• Set task:
Extract every line that contains the word "script".

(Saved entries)
=-=-=
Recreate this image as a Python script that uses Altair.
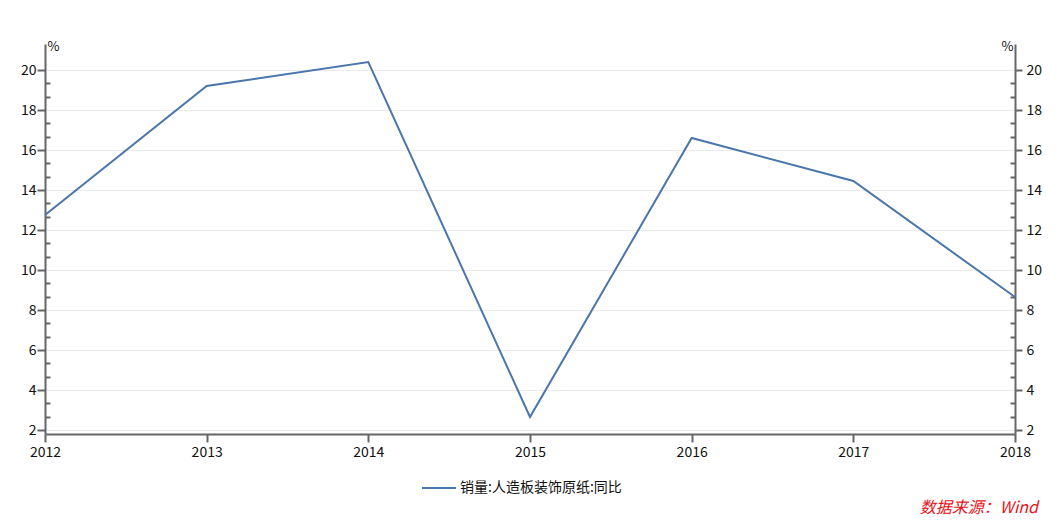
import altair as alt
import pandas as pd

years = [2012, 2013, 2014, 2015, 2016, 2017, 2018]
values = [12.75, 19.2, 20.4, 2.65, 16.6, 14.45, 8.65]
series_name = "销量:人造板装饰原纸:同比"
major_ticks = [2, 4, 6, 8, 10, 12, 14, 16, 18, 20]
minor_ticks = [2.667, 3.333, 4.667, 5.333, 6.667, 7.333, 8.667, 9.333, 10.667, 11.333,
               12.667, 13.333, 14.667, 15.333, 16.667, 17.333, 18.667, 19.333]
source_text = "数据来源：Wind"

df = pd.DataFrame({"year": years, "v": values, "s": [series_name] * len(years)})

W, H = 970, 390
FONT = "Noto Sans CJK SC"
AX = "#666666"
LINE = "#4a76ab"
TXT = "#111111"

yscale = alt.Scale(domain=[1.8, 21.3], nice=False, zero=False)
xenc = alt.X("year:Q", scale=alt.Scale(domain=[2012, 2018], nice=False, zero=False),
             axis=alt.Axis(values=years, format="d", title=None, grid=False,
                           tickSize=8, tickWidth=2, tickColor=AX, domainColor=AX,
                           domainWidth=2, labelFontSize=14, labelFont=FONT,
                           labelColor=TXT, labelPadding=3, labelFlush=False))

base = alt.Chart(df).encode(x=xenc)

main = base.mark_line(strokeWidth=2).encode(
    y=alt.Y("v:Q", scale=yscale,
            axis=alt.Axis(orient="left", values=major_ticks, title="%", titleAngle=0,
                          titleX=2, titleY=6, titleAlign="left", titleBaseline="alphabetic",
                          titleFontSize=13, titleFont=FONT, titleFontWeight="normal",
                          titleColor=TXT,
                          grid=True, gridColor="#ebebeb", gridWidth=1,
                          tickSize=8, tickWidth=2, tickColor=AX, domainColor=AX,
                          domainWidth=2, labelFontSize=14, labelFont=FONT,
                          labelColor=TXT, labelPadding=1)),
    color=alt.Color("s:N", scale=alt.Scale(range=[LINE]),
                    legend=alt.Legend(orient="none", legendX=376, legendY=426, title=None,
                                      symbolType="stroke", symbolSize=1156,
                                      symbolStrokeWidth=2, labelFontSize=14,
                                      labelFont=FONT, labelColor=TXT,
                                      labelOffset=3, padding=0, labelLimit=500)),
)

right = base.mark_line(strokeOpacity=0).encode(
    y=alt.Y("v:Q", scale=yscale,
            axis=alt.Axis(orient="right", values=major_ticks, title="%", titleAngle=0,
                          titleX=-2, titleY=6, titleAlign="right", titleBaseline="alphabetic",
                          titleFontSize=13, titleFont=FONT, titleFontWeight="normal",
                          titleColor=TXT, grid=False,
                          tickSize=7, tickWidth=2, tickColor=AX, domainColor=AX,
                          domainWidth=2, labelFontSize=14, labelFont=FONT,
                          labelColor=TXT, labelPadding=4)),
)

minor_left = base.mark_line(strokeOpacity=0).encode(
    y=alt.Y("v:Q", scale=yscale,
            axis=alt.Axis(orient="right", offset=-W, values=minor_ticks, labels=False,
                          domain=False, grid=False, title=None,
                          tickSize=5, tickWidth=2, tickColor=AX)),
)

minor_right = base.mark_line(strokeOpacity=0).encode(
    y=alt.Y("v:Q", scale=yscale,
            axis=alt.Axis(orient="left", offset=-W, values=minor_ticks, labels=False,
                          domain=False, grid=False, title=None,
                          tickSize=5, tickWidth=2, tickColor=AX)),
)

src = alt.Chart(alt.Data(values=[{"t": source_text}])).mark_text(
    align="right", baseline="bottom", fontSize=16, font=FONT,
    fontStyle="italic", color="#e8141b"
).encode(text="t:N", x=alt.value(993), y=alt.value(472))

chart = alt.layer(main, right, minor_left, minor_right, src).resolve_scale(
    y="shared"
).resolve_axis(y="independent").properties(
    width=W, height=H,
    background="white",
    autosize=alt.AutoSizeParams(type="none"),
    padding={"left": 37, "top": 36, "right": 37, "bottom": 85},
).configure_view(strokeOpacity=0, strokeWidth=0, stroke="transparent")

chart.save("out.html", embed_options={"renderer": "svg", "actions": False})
=-=-=
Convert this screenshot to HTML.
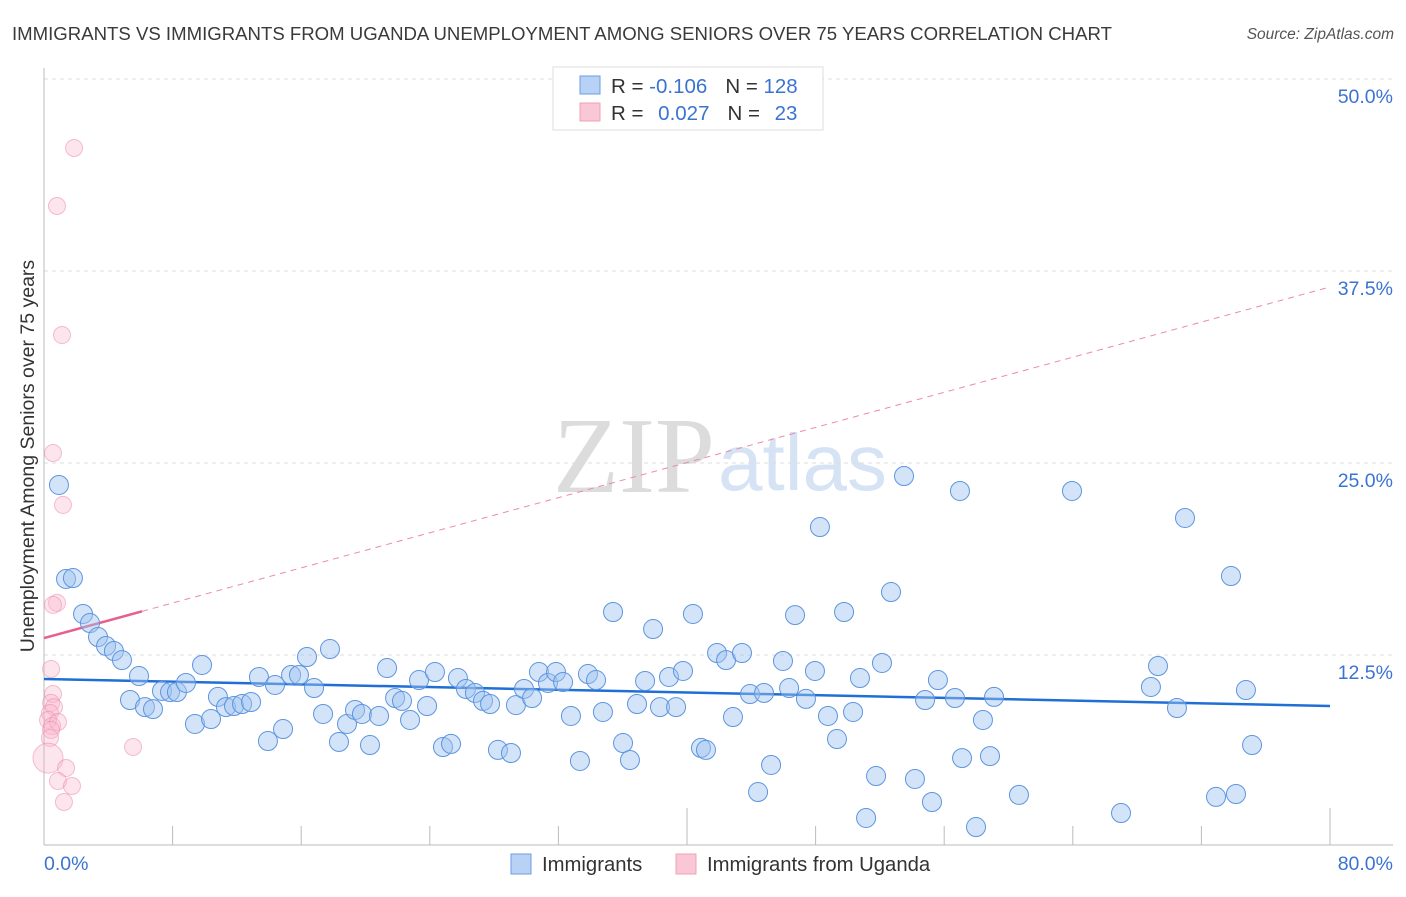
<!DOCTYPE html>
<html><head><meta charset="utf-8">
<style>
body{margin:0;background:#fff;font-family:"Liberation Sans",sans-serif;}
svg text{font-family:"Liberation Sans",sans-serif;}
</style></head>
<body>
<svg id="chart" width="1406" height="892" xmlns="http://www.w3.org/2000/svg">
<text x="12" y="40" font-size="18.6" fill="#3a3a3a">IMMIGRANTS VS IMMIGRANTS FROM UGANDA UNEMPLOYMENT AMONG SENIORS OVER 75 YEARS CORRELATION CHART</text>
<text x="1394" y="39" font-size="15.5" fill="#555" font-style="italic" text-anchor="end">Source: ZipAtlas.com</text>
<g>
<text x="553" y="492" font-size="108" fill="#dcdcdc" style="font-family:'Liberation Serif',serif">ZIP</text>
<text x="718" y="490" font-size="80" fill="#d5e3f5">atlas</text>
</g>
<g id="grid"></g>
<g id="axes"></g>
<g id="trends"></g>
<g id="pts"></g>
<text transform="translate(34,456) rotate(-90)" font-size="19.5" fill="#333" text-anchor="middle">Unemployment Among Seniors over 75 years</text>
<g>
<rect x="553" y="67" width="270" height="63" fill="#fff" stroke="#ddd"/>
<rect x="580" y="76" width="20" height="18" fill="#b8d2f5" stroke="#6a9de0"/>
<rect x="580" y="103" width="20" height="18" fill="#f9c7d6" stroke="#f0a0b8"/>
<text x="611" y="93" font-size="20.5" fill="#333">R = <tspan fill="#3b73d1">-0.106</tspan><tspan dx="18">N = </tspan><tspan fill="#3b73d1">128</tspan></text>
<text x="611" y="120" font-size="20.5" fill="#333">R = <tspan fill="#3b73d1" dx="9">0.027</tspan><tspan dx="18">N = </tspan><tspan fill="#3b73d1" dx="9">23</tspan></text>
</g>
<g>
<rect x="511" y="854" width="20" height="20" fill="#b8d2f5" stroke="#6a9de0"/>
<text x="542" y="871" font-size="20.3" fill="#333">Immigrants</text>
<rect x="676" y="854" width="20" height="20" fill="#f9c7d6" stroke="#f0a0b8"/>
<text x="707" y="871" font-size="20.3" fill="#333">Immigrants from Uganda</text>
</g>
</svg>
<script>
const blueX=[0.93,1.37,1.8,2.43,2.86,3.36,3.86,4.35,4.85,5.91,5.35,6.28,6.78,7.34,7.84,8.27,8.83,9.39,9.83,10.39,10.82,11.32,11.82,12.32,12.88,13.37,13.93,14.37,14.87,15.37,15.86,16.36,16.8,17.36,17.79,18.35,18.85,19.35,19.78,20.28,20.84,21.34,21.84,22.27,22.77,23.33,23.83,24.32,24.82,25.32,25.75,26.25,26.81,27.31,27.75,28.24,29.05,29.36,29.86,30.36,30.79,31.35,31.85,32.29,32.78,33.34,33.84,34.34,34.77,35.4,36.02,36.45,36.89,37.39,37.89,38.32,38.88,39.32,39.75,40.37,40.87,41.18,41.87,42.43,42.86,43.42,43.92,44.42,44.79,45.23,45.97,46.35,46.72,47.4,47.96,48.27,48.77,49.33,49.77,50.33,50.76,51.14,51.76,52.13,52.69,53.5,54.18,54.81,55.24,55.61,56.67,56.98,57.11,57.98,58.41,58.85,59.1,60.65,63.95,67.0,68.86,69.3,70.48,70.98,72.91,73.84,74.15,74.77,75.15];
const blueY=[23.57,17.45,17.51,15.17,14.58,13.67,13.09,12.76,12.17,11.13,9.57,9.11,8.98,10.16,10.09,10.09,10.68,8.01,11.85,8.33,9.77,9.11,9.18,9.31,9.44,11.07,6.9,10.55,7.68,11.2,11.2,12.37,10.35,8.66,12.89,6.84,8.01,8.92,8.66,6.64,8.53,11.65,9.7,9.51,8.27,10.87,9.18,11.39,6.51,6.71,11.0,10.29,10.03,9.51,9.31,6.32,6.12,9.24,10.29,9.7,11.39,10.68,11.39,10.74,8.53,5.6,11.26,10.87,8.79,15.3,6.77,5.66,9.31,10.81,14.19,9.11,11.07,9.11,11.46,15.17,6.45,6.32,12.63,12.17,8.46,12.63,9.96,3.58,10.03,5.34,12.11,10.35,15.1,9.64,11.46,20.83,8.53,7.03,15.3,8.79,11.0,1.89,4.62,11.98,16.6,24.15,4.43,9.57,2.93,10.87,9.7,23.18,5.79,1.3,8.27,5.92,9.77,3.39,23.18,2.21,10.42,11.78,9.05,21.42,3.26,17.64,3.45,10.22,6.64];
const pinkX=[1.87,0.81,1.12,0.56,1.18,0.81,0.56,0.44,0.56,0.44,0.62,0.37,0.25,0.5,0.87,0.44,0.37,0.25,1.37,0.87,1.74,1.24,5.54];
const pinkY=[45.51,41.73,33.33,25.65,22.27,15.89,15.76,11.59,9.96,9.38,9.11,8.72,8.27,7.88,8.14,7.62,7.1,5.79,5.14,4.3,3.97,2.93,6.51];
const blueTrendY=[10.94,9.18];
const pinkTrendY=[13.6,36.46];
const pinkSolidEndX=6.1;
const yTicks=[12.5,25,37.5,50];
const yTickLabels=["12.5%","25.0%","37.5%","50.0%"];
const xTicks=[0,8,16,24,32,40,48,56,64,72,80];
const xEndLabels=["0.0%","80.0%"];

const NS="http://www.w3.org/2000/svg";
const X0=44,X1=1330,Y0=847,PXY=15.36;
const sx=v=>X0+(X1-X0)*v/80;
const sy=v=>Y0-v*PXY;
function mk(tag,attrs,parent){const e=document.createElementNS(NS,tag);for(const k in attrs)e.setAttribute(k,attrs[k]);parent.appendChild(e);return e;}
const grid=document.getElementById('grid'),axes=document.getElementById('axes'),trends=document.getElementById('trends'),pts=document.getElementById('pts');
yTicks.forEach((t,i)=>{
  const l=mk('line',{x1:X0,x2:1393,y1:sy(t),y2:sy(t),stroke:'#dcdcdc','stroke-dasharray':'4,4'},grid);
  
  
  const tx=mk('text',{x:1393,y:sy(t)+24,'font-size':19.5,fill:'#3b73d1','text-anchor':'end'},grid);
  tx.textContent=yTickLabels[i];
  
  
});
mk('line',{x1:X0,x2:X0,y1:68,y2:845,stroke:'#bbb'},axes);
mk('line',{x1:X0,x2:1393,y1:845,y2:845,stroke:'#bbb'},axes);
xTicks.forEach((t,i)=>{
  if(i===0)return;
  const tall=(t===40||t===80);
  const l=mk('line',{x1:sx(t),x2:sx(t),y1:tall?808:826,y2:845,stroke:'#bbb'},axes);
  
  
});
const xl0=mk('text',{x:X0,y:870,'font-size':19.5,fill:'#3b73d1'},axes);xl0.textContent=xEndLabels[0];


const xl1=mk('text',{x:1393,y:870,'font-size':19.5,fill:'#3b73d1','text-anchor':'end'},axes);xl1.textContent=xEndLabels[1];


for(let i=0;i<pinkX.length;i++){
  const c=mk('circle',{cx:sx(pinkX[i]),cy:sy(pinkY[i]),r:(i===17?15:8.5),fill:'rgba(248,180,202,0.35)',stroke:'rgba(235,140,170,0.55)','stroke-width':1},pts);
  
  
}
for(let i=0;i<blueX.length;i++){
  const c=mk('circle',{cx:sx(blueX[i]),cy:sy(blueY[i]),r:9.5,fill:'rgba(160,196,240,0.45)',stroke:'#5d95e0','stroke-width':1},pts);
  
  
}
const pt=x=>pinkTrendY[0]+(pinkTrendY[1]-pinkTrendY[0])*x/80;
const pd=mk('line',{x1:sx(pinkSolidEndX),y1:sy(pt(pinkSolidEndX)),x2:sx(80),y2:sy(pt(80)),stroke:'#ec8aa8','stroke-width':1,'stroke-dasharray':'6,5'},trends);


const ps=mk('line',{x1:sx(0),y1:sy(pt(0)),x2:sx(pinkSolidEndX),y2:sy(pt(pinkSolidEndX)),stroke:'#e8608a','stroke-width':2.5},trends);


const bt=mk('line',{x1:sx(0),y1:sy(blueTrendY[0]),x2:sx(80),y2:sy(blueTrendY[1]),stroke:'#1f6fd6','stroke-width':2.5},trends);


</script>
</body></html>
=-=-=
• Task solution:
Recreate this image as a Python script that uses Altair.
<script>
</script>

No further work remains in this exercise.